**Requirement**
Take every line from the first down to the line with "import seaborn as sns" and set it down exactly, without the pictures.

**Figure scripts**
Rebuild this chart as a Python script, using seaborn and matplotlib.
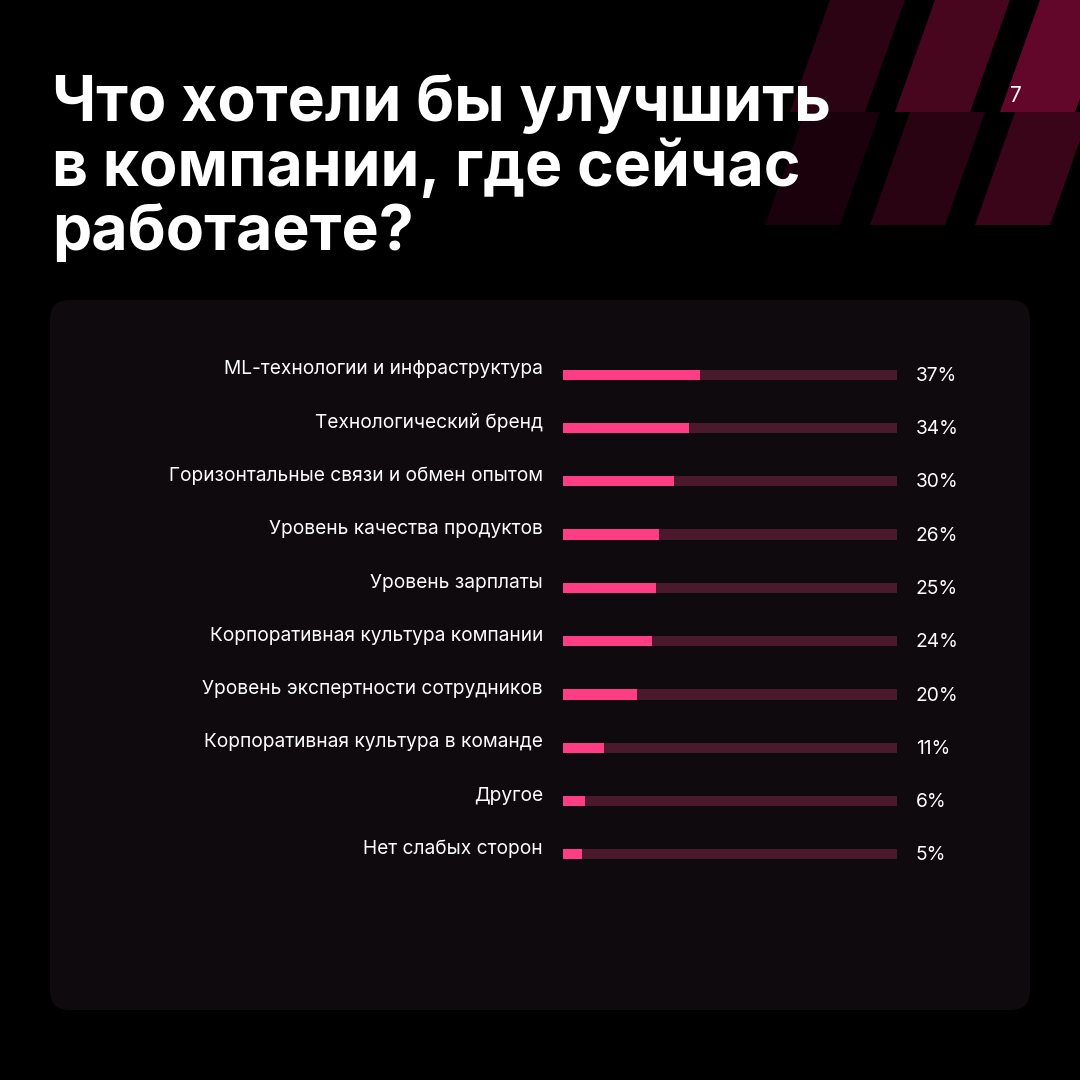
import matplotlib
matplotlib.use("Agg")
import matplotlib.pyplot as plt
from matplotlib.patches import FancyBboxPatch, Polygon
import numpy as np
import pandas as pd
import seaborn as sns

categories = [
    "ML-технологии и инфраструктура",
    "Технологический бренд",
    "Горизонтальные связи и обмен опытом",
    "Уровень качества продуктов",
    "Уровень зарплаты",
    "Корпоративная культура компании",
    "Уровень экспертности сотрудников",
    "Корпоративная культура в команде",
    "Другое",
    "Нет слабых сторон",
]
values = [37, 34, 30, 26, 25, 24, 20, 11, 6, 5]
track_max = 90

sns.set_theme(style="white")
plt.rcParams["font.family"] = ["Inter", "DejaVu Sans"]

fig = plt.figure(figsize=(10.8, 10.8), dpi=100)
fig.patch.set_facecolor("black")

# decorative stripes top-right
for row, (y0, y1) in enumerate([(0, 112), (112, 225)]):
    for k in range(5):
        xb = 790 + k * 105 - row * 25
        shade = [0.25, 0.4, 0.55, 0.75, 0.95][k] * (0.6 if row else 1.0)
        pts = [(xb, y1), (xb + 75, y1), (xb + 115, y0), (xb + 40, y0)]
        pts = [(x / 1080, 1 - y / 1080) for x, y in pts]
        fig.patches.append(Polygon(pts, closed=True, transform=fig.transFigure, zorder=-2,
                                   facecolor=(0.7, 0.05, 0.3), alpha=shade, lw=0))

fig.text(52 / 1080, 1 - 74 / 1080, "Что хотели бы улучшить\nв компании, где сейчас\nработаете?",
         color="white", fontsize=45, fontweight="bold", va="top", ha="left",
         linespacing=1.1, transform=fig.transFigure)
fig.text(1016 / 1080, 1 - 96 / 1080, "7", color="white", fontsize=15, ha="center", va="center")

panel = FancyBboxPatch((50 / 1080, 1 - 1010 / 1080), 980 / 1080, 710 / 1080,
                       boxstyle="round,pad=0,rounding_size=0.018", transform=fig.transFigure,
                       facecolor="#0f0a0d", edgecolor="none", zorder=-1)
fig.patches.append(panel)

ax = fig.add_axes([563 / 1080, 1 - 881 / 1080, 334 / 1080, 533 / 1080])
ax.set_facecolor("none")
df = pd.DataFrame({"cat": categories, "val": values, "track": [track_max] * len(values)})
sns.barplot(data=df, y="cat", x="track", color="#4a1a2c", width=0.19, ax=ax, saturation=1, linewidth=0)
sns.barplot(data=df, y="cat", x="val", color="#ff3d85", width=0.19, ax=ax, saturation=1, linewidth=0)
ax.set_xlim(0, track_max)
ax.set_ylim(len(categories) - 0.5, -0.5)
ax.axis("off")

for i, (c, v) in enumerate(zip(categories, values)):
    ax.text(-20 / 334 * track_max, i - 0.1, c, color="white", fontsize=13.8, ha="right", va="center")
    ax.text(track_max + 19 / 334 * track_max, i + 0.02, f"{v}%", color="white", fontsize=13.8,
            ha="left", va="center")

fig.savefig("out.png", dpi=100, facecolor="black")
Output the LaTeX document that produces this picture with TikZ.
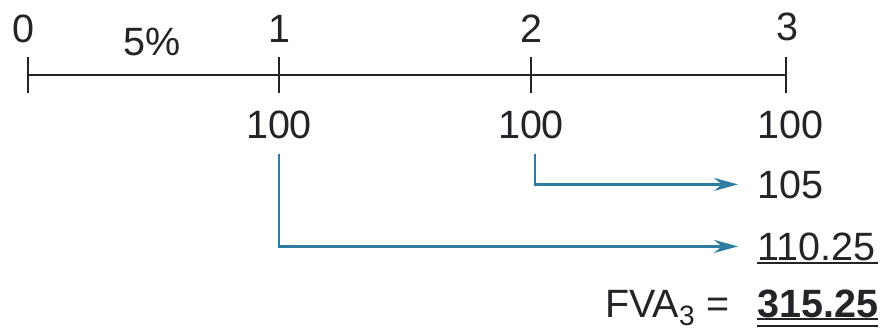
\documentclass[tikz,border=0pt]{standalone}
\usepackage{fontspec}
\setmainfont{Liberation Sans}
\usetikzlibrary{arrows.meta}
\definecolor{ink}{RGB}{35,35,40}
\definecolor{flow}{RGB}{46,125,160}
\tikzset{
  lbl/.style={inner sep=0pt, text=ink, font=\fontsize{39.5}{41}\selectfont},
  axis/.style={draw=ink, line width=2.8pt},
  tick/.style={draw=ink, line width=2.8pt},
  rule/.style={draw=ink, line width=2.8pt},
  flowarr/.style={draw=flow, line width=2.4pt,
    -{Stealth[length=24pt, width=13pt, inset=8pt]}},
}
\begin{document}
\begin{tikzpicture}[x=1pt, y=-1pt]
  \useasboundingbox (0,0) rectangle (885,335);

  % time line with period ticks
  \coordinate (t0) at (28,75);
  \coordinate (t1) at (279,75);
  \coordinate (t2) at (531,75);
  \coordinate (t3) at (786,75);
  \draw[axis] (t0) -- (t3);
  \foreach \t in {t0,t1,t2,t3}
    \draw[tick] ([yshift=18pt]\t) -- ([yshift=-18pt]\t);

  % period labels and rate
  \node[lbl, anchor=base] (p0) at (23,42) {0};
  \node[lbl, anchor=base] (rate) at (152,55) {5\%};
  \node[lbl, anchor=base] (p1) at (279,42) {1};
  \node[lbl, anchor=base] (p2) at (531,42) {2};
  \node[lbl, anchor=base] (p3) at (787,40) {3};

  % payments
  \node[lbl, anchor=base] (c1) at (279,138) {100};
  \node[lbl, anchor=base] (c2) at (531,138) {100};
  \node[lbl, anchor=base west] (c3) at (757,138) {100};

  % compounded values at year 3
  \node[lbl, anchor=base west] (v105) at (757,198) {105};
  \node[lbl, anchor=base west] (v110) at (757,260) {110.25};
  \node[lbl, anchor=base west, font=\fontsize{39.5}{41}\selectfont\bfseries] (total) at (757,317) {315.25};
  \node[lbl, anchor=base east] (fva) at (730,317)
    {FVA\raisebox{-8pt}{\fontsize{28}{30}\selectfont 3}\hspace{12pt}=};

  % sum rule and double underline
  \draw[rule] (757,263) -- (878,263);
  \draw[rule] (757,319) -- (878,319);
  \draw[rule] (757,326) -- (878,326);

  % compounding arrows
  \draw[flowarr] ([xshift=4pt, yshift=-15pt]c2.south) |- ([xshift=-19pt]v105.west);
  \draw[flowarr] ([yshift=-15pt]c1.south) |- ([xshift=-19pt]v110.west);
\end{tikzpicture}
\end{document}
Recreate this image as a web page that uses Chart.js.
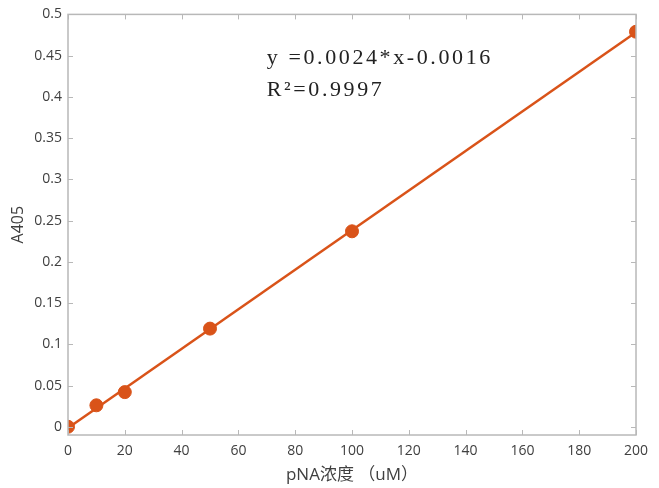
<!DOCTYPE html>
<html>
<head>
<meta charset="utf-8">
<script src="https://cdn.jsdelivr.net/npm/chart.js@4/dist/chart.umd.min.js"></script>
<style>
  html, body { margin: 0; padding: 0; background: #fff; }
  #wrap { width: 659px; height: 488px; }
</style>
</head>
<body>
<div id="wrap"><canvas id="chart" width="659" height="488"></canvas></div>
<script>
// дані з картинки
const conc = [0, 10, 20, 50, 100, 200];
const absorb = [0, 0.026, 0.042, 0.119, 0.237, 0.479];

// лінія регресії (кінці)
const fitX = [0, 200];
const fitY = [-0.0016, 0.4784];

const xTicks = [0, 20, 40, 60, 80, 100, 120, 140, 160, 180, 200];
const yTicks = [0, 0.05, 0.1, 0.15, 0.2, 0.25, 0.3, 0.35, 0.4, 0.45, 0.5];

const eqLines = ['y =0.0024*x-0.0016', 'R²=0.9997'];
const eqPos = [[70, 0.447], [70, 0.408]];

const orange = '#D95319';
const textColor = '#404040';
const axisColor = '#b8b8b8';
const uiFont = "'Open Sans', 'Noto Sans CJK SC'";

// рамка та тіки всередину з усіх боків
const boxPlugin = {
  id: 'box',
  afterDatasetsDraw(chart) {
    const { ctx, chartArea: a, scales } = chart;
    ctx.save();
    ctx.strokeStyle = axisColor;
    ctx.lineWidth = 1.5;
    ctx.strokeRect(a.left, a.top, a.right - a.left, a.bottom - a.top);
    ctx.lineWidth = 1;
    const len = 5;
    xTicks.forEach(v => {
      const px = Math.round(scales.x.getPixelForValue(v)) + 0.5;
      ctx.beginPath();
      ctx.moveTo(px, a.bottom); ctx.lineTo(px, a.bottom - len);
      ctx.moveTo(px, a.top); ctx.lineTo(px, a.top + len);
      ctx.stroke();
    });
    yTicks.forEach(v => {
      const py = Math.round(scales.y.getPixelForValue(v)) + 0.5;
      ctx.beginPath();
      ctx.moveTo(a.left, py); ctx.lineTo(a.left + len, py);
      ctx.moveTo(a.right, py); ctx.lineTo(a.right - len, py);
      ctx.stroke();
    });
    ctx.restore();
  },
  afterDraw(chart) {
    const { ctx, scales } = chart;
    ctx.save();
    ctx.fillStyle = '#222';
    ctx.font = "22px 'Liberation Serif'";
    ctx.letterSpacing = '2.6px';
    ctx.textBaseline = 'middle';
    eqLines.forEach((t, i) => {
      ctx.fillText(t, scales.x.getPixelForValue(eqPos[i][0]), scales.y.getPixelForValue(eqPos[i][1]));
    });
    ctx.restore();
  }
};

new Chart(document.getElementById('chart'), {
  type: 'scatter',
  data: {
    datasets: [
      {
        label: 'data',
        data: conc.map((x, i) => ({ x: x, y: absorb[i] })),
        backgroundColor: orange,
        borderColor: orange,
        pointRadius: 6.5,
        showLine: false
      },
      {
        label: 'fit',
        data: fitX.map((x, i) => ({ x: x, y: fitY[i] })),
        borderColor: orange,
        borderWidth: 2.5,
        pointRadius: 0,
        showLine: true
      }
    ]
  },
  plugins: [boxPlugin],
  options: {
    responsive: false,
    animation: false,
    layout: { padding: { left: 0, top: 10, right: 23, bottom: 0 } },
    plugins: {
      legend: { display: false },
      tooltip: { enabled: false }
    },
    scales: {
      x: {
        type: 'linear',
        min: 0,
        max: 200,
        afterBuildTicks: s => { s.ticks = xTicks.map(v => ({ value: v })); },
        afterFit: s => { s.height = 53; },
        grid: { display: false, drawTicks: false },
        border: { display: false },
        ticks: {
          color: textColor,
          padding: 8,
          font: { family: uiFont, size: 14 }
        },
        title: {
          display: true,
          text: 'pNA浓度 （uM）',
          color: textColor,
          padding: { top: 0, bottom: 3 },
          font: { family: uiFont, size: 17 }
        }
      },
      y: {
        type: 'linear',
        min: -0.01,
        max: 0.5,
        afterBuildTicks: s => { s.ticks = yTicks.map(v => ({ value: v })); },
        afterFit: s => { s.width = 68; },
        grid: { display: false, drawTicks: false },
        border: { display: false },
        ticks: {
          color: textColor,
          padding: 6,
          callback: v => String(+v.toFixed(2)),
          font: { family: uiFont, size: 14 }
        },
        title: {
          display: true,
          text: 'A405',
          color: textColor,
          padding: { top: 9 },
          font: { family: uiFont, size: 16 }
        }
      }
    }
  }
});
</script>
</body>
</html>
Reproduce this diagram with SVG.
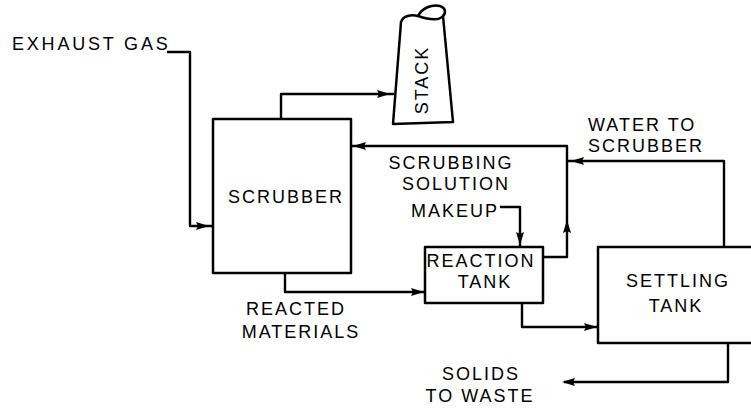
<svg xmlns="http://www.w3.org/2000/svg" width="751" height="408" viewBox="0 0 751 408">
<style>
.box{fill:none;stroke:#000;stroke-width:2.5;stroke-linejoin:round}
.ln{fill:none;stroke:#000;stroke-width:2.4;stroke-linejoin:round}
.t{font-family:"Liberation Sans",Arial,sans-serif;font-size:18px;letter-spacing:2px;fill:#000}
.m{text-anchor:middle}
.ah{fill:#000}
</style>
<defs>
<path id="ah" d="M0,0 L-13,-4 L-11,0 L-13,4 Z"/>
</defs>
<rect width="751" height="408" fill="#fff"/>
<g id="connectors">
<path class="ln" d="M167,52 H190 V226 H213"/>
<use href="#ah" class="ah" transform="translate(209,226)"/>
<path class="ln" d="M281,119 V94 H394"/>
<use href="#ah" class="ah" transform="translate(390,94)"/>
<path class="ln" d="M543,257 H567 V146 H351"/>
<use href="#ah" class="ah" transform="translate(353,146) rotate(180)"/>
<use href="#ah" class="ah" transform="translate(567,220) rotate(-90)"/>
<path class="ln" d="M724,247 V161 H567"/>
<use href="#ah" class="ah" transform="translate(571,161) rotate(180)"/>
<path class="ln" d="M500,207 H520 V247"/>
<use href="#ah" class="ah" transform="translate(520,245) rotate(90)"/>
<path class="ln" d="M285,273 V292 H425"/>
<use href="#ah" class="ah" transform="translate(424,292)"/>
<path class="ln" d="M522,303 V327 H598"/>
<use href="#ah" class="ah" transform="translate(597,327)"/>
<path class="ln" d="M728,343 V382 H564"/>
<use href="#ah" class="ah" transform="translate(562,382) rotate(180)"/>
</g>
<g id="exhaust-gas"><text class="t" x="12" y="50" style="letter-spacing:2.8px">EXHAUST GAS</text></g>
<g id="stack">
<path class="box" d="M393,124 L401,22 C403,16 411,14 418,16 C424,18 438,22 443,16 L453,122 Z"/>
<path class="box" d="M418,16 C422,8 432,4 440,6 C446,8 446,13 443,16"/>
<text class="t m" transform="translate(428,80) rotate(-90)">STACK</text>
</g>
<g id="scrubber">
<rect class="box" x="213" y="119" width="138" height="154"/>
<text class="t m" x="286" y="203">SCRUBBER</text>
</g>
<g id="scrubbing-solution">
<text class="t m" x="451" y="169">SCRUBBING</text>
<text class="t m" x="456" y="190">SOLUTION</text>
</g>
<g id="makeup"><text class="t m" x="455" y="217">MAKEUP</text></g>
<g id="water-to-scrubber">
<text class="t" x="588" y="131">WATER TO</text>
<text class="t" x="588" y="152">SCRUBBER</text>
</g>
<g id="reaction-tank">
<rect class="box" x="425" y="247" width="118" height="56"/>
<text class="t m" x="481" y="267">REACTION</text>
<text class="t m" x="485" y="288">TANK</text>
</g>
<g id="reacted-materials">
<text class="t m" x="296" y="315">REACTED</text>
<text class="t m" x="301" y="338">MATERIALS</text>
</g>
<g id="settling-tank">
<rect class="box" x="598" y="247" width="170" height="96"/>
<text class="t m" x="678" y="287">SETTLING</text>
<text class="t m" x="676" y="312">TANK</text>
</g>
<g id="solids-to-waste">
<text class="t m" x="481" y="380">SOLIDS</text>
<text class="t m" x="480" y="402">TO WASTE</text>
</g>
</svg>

**Solution to this problem**
Rebuild this chart as a Python script, using seaborn and matplotlib.
import matplotlib
matplotlib.use("Agg")
import matplotlib.pyplot as plt
from matplotlib.patches import FancyBboxPatch, Polygon
import numpy as np
import pandas as pd
import seaborn as sns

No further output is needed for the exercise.